A eso se sumó en 1995 una guerra con el Perú que hizo tambalear al presupuesto nacional y que indujo la creación de un impuesto extraordinario al bolsillo ciudadano. Todo iba de mal en peor: en octubre de 1995 en el Congreso empezó una crisis política que se agravó en 1997 con un golpe de Estado y con un gobierno interino salido de mágicas negociaciones legislativas. Buscando una medicina para salvar al paciente, una Asamblea Constituyente nos dio una nueva Carta Magna. Pero mientras los constituyentes debatían, el fenómeno de El Niño destruía bananeras, camaroneras, carreteras, puentes, viviendas y más. La caída del precio del petróleo completó la tormenta perfecta.

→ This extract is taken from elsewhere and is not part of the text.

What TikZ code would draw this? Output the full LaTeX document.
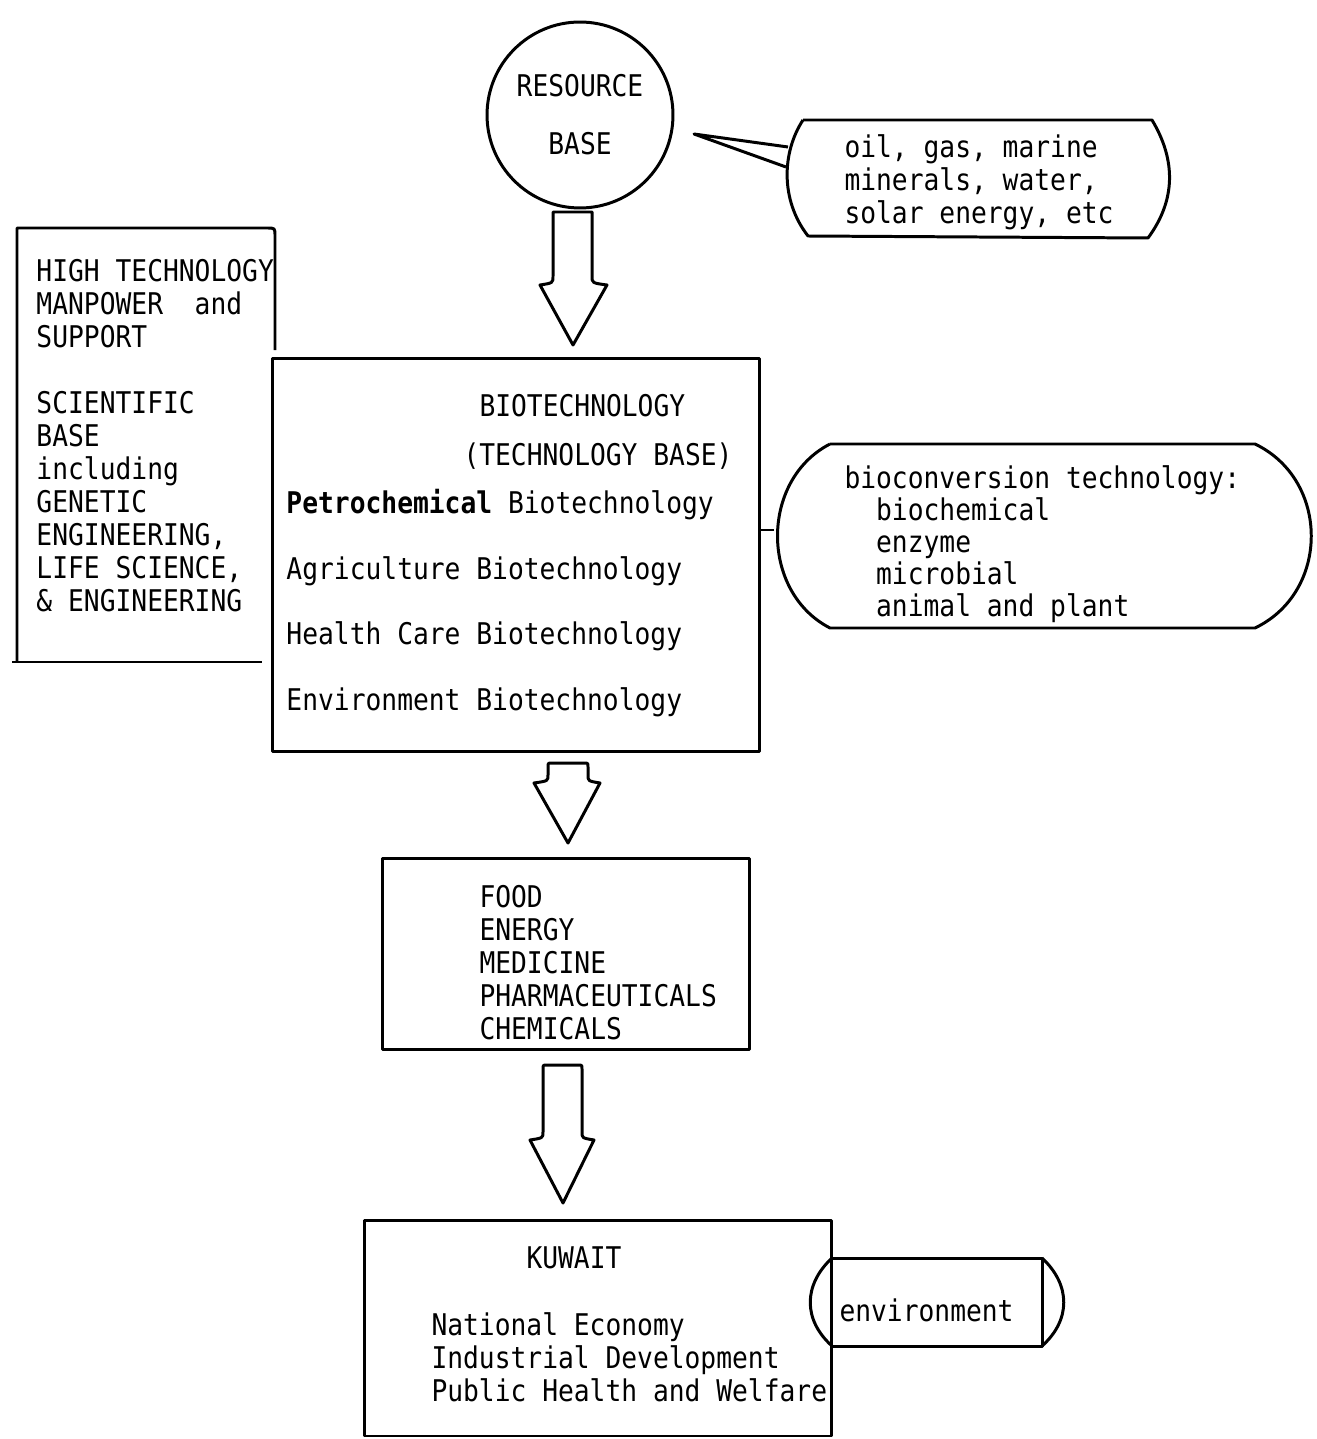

Al final de 1998 el Partido Social Cristiano colaboró con un tributo que sustituyó al Impuesto a la Renta y que solo redujo significativamente las recaudaciones. El mismo partido lideró la creación de la Agencia de Garantía de Depósitos con una ley que permitió a los banqueros entregar sus bancos quebrados para que el Estado asuma las pérdidas. Allí aparecieron los préstamos vinculados (los bancos a sus propios dueños), deudores fantasmas, captaciones ilegales que se escondían en paraísos fiscales y un etcétera de malas prácticas bancarias. Filanbanco, Progreso, Previsora, Popular... “Tuvimos alrededor de 16 bancos que se convirtieron en bancos rateros que fueron metiéndole la mano a los bolsillos de los ecuatorianos”, dijo Jorge Rodríguez, de la Comisión Anticorrupción.
Al final nadie pudo decir que recuperó todo su dinero congelado porque por cada millón de sucres se recibieron de vuelta solo 40 dólares. Pero aun así, no todos tuvieron “esa suerte”.